Hacker News new | ask | show | jobs
by troyvit 641 days ago
As an actual content provider I see this as an opportunity. We pay our journalists real money to write real stories. If AI results haven't started affecting our search traffic they will start to soon. Up until now we've had two choices: block AI-based crawlers and fall completely out of that market, or continue to let AI companies train off of our hard-won content and take it as a loss that still generates a little bit of traffic. Cloudflare now offers a third option if we can figure out how to use it.

Dissing on Cloudflare is the new thing, and I get it. They're big and powerful and they influence a massive amount of the traffic on the web. Like the saying goes though, don't blame the player, blame the game. Ask yourself if you'd rather have Alphabet, Microsoft, Amazon or Apple in their place, because probably one of them would be.

3 comments

> If AI results haven't started affecting our search traffic they will start to soon. Up until now we've had two choices: block AI-based crawlers and fall completely out of that market, or continue to let AI companies train off of our hard-won content and take it as a loss that still generates a little bit of traffic

You have another option, one that iFixit chose: poison[1] the data sent to AI crawlers, you may even use GenAI to generate the fake content for maximum efficiency.

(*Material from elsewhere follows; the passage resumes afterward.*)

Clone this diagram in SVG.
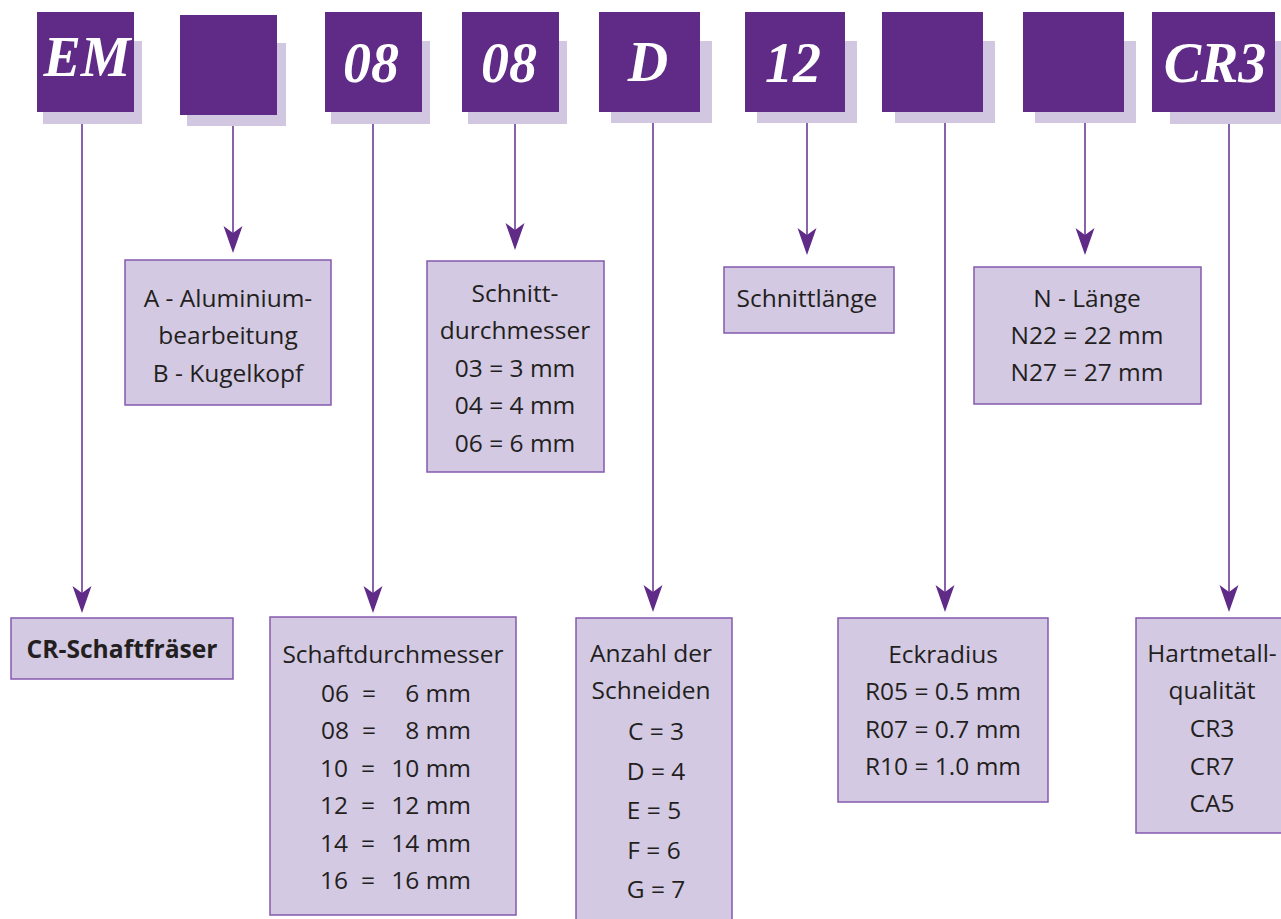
<svg xmlns="http://www.w3.org/2000/svg" width="1281" height="919" viewBox="0 0 1281 919">
<defs>
<style>
.sh{fill:#d1c7e1}
.dk{fill:#5f2b87}
.ct{font-family:"Liberation Serif","Times New Roman",serif;font-style:italic;font-weight:bold;font-size:56px;fill:#ffffff;text-anchor:middle}
.bx{fill:#d3c9e3;stroke:#8559ad;stroke-width:1.5}
.tx{font-family:"Open Sans","Noto Sans",sans-serif;font-size:24.5px;fill:#231f20;text-anchor:middle}
.bd{font-weight:bold}
.cn{stroke:#6a3a97;stroke-width:1.6;fill:none}
</style>
<marker id="ah" markerUnits="userSpaceOnUse" markerWidth="30" markerHeight="22" viewBox="0 -11 30 22" refX="23" refY="0" orient="auto">
<path d="M0,-9.5 L27,0 L0,9.5 L7,0 Z" fill="#5f2b87"/>
</marker>
</defs>

<g id="connectors">
<line class="cn" x1="82" y1="112" x2="82" y2="609" marker-end="url(#ah)"/>
<line class="cn" x1="233" y1="115" x2="233" y2="249" marker-end="url(#ah)"/>
<line class="cn" x1="373" y1="112" x2="373" y2="609" marker-end="url(#ah)"/>
<line class="cn" x1="515" y1="112" x2="515" y2="246" marker-end="url(#ah)"/>
<line class="cn" x1="653" y1="112" x2="653" y2="608" marker-end="url(#ah)"/>
<line class="cn" x1="807" y1="112" x2="807" y2="251" marker-end="url(#ah)"/>
<line class="cn" x1="945" y1="112" x2="945" y2="608" marker-end="url(#ah)"/>
<line class="cn" x1="1085" y1="112" x2="1085" y2="251" marker-end="url(#ah)"/>
<line class="cn" x1="1229" y1="112" x2="1229" y2="608" marker-end="url(#ah)"/>
</g>

<g id="code-em">
<rect class="sh" x="43" y="41" width="99" height="83"/>
<rect class="dk" x="37" y="12" width="97" height="100"/>
<text class="ct" x="87" y="76" font-size="49">EM</text>
</g>
<g id="code-blank1">
<rect class="sh" x="187" y="43" width="99" height="83"/>
<rect class="dk" x="180" y="15" width="97" height="100"/>
</g>
<g id="code-08a">
<rect class="sh" x="331" y="41" width="99" height="83"/>
<rect class="dk" x="325" y="12" width="97" height="100"/>
<text class="ct" x="371" y="82">08</text>
</g>
<g id="code-08b">
<rect class="sh" x="468" y="41" width="99" height="83"/>
<rect class="dk" x="462" y="12" width="97" height="100"/>
<text class="ct" x="509" y="82">08</text>
</g>
<g id="code-d">
<rect class="sh" x="611" y="41" width="101" height="82"/>
<rect class="dk" x="599" y="12" width="101" height="100"/>
<text class="ct" x="648" y="81">D</text>
</g>
<g id="code-12">
<rect class="sh" x="757" y="41" width="100" height="82"/>
<rect class="dk" x="745" y="12" width="100" height="100"/>
<text class="ct" x="793" y="82">12</text>
</g>
<g id="code-blank2">
<rect class="sh" x="895" y="41" width="100" height="82"/>
<rect class="dk" x="882" y="12" width="101" height="100"/>
</g>
<g id="code-blank3">
<rect class="sh" x="1035" y="41" width="101" height="82"/>
<rect class="dk" x="1023" y="12" width="101" height="100"/>
</g>
<g id="code-cr3">
<rect class="sh" x="1170" y="41" width="120" height="83"/>
<rect class="dk" x="1152" y="12" width="123" height="100"/>
<text class="ct" x="1215" y="82">CR3</text>
</g>

<g id="desc-cr">
<rect class="bx" x="11" y="618" width="222" height="61"/>
<text class="tx bd" x="122" y="658" textLength="191" lengthAdjust="spacingAndGlyphs">CR-Schaftfräser</text>
</g>
<g id="desc-ab">
<rect class="bx" x="125" y="260" width="206" height="145"/>
<text class="tx" x="228" y="307">A - Aluminium-</text>
<text class="tx" x="228" y="344">bearbeitung</text>
<text class="tx" x="228" y="382">B - Kugelkopf</text>
</g>
<g id="desc-schaft">
<rect class="bx" x="270" y="617" width="246" height="298"/>
<text class="tx" x="393" y="663">Schaftdurchmesser</text>
<g class="tx">
<text x="321" y="702" text-anchor="start">06</text><text x="369" y="702">=</text><text x="471" y="702" text-anchor="end">6 mm</text>
<text x="321" y="739" text-anchor="start">08</text><text x="369" y="739">=</text><text x="471" y="739" text-anchor="end">8 mm</text>
<text x="320" y="777" text-anchor="start">10</text><text x="368" y="777">=</text><text x="471" y="777" text-anchor="end">10 mm</text>
<text x="320" y="814" text-anchor="start">12</text><text x="368" y="814">=</text><text x="471" y="814" text-anchor="end">12 mm</text>
<text x="320" y="852" text-anchor="start">14</text><text x="368" y="852">=</text><text x="471" y="852" text-anchor="end">14 mm</text>
<text x="320" y="889" text-anchor="start">16</text><text x="368" y="889">=</text><text x="471" y="889" text-anchor="end">16 mm</text>
</g>
</g>
<g id="desc-schnitt">
<rect class="bx" x="427" y="261" width="177" height="211"/>
<text class="tx" x="515" y="302">Schnitt-</text>
<text class="tx" x="515" y="339">durchmesser</text>
<text class="tx" x="515" y="377">03 = 3 mm</text>
<text class="tx" x="515" y="414">04 = 4 mm</text>
<text class="tx" x="515" y="452">06 = 6 mm</text>
</g>
<g id="desc-schneiden">
<rect class="bx" x="576" y="618" width="156" height="310"/>
<text class="tx" x="651" y="662">Anzahl der</text>
<text class="tx" x="651" y="699">Schneiden</text>
<text class="tx" x="656" y="740">C = 3</text>
<text class="tx" x="656" y="780">D = 4</text>
<text class="tx" x="654" y="819">E = 5</text>
<text class="tx" x="654" y="859">F = 6</text>
<text class="tx" x="656" y="898">G = 7</text>
</g>
<g id="desc-schnittlaenge">
<rect class="bx" x="724" y="267" width="170" height="66"/>
<text class="tx" x="807" y="307">Schnittlänge</text>
</g>
<g id="desc-eckradius">
<rect class="bx" x="838" y="618" width="210" height="184"/>
<text class="tx" x="943" y="663">Eckradius</text>
<text class="tx" x="943" y="700">R05 = 0.5 mm</text>
<text class="tx" x="943" y="738">R07 = 0.7 mm</text>
<text class="tx" x="943" y="775">R10 = 1.0 mm</text>
</g>
<g id="desc-laenge">
<rect class="bx" x="974" y="267" width="227" height="137"/>
<text class="tx" x="1087" y="307">N - Länge</text>
<text class="tx" x="1087" y="344">N22 = 22 mm</text>
<text class="tx" x="1087" y="381">N27 = 27 mm</text>
</g>
<g id="desc-hartmetall">
<rect class="bx" x="1136" y="618" width="160" height="215"/>
<text class="tx" x="1212" y="662">Hartmetall-</text>
<text class="tx" x="1212" y="699">qualität</text>
<text class="tx" x="1212" y="737">CR3</text>
<text class="tx" x="1212" y="775">CR7</text>
<text class="tx" x="1212" y="812">CA5</text>
</g>
</svg>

1. https://www.ifixit.com/Guide/Data+Connector++Replacement/147...

> don't blame the player, blame the game

You make it sound like this is OK. "It's not their fault that a protection racket didn't already exist. They just filled the market's need for one."

I do hate it whenever somebody says that line to me, because it's up to the player to choose if they want to play, and that automatically puts them in a certain bucket.

I believe the game is rigged from the get-go. Nobody should be able to get that big without having a level of accountability that matches their size, and our current economic system doesn't support that. That's why X can go one way with content moderation, Meta another, etc. and whole countries get pissed off. That's why I hate the game. The players have scaled past it.

Web infrastructure is headed in that direction more and more too. I personally think that for all their reach and influence Cloudflare does a great job protecting the internet, but that can change at any time and it would be in nobody's control but Cloudflare's. For now I'm glad it's them and not AWS or Alphabet. I don't know how I'll feel in five years.

Not dissing any company; just pointing out a real concern to be considered, in this freshly disrupted and rapidly evolving environment.

We all know that someone is going to try to slip one past the regulators, and they're probably on HN, and we know from the past that this can pay off hugely for them.

Maybe, this time, the HN people who grumble about past exploiters and abusers in retrospect, can be more proactive, and help inform lawmakers and regulators in time.

And for those of us who don't want to be activists, but also don't want to be abusers -- just run honest businesses -- we're reminded to think twice about what we do and how we do it, when we're operating in what seems like novel space.